▶ What the exercise asks: Exactly the lines from the opening of the records through the line containing "(p2) at (150,473)" should be copied, with both included.

=== Supplied data ===

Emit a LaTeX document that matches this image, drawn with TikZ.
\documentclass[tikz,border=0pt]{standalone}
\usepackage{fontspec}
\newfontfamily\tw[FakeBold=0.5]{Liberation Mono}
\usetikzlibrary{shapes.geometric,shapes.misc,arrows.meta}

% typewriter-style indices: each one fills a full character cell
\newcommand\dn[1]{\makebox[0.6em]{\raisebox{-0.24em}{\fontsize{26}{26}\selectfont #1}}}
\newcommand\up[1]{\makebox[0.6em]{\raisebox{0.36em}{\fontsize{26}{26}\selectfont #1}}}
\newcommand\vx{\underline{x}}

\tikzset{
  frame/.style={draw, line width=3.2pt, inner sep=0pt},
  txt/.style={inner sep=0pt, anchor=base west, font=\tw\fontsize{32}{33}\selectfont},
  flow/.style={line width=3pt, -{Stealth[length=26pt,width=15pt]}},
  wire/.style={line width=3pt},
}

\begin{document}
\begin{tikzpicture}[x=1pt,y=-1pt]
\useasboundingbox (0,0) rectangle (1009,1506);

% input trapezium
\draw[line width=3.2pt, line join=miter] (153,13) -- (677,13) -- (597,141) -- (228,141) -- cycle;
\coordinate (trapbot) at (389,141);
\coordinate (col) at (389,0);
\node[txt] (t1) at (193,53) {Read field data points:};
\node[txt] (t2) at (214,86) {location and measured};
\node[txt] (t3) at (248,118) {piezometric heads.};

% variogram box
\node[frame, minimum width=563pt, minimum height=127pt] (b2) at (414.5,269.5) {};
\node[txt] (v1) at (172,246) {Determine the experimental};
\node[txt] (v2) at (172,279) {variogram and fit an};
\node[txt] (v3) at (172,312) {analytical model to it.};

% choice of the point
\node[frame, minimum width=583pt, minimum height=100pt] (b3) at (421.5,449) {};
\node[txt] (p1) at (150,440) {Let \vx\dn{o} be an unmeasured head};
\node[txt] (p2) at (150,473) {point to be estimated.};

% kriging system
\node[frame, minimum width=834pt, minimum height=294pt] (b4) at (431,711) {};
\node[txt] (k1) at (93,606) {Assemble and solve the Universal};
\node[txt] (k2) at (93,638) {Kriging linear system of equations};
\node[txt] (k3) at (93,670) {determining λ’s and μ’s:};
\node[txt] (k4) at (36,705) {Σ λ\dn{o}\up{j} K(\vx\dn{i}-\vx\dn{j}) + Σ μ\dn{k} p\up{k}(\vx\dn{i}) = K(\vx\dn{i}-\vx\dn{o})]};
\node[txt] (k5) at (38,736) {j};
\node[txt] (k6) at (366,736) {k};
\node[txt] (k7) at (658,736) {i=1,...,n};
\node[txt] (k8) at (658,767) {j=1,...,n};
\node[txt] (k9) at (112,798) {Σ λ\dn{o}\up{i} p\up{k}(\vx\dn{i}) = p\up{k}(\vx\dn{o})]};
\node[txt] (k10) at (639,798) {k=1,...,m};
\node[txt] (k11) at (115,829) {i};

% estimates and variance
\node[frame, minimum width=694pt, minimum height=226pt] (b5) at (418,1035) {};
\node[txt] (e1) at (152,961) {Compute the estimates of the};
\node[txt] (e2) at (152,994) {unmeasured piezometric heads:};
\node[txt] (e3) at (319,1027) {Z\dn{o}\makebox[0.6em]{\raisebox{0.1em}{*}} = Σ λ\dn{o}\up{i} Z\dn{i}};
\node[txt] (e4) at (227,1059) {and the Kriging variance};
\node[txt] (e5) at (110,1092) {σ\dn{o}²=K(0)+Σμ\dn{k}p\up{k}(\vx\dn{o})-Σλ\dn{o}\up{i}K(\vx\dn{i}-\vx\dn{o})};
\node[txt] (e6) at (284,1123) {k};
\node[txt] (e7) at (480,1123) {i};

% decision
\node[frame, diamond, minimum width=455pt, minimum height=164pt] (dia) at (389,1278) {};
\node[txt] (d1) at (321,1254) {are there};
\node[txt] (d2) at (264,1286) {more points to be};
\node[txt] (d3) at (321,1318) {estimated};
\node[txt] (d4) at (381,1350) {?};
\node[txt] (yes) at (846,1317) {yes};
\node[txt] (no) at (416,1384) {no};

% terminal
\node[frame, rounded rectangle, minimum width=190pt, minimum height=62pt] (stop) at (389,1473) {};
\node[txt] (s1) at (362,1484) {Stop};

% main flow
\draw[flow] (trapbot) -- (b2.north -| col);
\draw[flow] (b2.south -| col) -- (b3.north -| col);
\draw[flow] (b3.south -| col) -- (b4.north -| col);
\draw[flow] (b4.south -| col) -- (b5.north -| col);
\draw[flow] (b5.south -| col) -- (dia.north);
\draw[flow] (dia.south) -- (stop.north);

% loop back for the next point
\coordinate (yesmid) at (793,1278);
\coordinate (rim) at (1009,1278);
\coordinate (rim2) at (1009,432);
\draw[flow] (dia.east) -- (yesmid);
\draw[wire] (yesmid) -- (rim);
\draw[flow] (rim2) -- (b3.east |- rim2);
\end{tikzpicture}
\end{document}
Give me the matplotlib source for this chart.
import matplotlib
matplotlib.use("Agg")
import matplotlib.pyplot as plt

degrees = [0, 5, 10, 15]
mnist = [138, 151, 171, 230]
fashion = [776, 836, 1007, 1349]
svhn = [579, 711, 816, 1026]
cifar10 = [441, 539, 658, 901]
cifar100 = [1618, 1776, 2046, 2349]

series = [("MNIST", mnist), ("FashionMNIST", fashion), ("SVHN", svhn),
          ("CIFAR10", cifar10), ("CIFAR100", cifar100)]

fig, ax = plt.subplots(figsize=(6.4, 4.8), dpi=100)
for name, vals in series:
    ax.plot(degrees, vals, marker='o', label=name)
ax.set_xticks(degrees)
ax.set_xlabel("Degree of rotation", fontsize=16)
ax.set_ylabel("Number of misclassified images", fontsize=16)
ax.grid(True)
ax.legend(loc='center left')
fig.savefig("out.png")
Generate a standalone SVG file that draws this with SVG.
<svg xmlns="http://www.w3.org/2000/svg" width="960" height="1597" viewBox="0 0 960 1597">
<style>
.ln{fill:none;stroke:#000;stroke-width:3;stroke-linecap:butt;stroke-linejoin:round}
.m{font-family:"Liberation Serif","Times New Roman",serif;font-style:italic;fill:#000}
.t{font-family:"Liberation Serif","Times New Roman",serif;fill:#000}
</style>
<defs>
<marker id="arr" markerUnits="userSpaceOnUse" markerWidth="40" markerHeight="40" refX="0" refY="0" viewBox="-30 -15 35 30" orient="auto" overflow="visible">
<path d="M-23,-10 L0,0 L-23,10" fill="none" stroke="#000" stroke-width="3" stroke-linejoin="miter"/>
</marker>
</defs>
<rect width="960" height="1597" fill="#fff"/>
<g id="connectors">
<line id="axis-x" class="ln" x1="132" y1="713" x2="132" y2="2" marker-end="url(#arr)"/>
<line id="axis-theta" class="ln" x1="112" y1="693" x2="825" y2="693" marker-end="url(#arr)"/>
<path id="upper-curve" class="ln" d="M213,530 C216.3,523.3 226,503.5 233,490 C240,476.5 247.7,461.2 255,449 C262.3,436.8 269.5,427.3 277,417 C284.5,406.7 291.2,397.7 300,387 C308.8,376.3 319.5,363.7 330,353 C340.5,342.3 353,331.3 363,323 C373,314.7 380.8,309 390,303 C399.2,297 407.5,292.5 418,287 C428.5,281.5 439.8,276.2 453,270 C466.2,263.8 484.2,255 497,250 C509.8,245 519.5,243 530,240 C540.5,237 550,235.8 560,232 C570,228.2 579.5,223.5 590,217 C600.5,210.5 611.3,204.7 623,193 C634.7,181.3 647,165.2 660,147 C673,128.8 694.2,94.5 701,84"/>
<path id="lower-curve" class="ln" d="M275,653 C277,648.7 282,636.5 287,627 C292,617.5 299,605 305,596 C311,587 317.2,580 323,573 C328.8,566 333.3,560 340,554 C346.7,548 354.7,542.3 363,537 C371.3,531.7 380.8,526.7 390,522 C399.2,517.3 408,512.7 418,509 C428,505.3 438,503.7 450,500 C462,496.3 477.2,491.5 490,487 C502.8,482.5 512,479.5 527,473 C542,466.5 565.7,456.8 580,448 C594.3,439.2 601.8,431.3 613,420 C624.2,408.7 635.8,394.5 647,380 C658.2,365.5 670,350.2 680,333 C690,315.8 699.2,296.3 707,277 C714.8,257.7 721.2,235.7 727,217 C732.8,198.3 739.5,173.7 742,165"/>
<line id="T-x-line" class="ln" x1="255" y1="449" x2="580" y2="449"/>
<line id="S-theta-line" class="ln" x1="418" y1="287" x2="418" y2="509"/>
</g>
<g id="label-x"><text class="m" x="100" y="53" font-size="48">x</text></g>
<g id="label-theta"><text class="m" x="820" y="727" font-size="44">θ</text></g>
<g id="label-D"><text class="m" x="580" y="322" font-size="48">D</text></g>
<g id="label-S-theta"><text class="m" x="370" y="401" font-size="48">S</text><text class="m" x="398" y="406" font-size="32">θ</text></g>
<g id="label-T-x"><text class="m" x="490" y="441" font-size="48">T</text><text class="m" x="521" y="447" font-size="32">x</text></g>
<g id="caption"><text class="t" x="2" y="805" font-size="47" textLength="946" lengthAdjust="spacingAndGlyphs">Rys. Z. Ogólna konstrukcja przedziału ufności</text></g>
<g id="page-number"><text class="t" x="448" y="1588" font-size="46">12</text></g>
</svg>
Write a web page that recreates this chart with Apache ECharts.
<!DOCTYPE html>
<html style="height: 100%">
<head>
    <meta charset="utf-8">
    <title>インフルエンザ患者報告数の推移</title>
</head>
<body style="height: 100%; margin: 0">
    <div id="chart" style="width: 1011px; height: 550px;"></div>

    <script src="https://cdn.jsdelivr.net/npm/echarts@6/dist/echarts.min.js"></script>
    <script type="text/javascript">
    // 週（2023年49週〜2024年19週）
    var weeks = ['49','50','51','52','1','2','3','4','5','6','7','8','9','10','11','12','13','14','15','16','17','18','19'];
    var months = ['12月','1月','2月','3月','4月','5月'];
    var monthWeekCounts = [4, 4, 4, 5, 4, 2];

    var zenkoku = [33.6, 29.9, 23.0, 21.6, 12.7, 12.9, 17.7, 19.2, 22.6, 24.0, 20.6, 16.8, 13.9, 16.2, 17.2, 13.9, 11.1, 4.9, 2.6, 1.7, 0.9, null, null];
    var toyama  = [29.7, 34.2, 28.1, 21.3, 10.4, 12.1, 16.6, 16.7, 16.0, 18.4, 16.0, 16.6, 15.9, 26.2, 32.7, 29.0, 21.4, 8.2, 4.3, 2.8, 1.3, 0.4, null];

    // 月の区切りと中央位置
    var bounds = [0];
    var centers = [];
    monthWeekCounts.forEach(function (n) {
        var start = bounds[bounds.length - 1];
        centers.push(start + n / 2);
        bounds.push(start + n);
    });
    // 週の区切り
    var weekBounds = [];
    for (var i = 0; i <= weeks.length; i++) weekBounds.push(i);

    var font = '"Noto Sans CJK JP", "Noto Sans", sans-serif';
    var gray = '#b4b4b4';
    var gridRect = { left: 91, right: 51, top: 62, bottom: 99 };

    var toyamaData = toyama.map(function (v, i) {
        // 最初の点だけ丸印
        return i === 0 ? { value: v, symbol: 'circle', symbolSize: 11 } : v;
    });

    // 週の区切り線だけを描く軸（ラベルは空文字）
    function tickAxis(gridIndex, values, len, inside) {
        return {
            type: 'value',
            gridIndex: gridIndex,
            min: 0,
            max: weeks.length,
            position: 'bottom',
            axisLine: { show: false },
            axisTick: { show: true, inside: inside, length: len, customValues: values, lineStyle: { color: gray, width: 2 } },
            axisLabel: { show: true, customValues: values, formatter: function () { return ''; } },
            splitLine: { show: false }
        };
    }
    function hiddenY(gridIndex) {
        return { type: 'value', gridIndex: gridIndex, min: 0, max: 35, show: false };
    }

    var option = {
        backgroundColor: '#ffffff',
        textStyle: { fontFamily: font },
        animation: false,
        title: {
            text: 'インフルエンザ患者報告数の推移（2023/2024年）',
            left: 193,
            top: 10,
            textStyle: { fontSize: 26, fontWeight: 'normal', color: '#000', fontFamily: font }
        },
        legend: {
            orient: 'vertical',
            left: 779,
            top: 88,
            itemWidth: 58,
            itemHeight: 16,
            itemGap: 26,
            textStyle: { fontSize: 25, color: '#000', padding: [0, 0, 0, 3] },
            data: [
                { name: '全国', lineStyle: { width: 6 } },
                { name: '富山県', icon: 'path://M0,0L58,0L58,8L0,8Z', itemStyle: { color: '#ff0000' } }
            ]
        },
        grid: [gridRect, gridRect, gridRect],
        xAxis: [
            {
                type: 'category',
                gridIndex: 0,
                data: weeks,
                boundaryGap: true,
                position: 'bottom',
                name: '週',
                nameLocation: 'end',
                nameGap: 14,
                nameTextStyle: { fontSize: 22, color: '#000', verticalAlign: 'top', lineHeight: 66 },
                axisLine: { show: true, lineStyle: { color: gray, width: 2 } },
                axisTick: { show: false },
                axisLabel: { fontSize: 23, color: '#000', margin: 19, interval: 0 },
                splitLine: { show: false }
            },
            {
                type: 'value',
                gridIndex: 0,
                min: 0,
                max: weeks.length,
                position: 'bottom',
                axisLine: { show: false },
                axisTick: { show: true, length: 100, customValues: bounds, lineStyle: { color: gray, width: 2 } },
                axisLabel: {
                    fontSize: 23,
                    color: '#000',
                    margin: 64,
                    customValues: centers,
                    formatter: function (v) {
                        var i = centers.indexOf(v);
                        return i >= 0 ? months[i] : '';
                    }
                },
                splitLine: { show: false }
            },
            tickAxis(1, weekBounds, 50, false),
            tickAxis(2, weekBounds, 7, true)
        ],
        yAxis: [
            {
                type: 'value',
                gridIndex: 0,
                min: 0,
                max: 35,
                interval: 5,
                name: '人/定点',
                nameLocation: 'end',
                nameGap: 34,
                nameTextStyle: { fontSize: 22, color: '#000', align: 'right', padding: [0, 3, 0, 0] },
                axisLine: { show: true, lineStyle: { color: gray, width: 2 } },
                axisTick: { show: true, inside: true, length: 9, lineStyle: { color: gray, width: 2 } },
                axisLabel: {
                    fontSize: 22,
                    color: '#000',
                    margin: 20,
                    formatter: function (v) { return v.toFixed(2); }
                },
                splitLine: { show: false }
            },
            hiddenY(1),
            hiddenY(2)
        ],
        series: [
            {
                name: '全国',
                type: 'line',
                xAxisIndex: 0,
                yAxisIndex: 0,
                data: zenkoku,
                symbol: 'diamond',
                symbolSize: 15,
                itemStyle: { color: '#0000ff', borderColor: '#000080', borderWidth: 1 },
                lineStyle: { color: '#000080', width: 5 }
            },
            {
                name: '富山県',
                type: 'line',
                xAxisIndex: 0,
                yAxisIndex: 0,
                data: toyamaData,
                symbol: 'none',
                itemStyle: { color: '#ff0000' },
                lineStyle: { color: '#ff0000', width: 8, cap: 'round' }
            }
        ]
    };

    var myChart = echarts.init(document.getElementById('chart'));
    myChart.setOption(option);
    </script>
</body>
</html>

===

▶ Result of this task:
Emit a LaTeX document that matches this image, drawn with TikZ.
\documentclass[tikz,border=0pt]{standalone}
\usepackage{fontspec}
\newfontfamily\tw[FakeBold=0.5]{Liberation Mono}
\usetikzlibrary{shapes.geometric,shapes.misc,arrows.meta}

% typewriter-style indices: each one fills a full character cell
\newcommand\dn[1]{\makebox[0.6em]{\raisebox{-0.24em}{\fontsize{26}{26}\selectfont #1}}}
\newcommand\up[1]{\makebox[0.6em]{\raisebox{0.36em}{\fontsize{26}{26}\selectfont #1}}}
\newcommand\vx{\underline{x}}

\tikzset{
  frame/.style={draw, line width=3.2pt, inner sep=0pt},
  txt/.style={inner sep=0pt, anchor=base west, font=\tw\fontsize{32}{33}\selectfont},
  flow/.style={line width=3pt, -{Stealth[length=26pt,width=15pt]}},
  wire/.style={line width=3pt},
}

\begin{document}
\begin{tikzpicture}[x=1pt,y=-1pt]
\useasboundingbox (0,0) rectangle (1009,1506);

% input trapezium
\draw[line width=3.2pt, line join=miter] (153,13) -- (677,13) -- (597,141) -- (228,141) -- cycle;
\coordinate (trapbot) at (389,141);
\coordinate (col) at (389,0);
\node[txt] (t1) at (193,53) {Read field data points:};
\node[txt] (t2) at (214,86) {location and measured};
\node[txt] (t3) at (248,118) {piezometric heads.};

% variogram box
\node[frame, minimum width=563pt, minimum height=127pt] (b2) at (414.5,269.5) {};
\node[txt] (v1) at (172,246) {Determine the experimental};
\node[txt] (v2) at (172,279) {variogram and fit an};
\node[txt] (v3) at (172,312) {analytical model to it.};

% choice of the point
\node[frame, minimum width=583pt, minimum height=100pt] (b3) at (421.5,449) {};
\node[txt] (p1) at (150,440) {Let \vx\dn{o} be an unmeasured head};
\node[txt] (p2) at (150,473) {point to be estimated.};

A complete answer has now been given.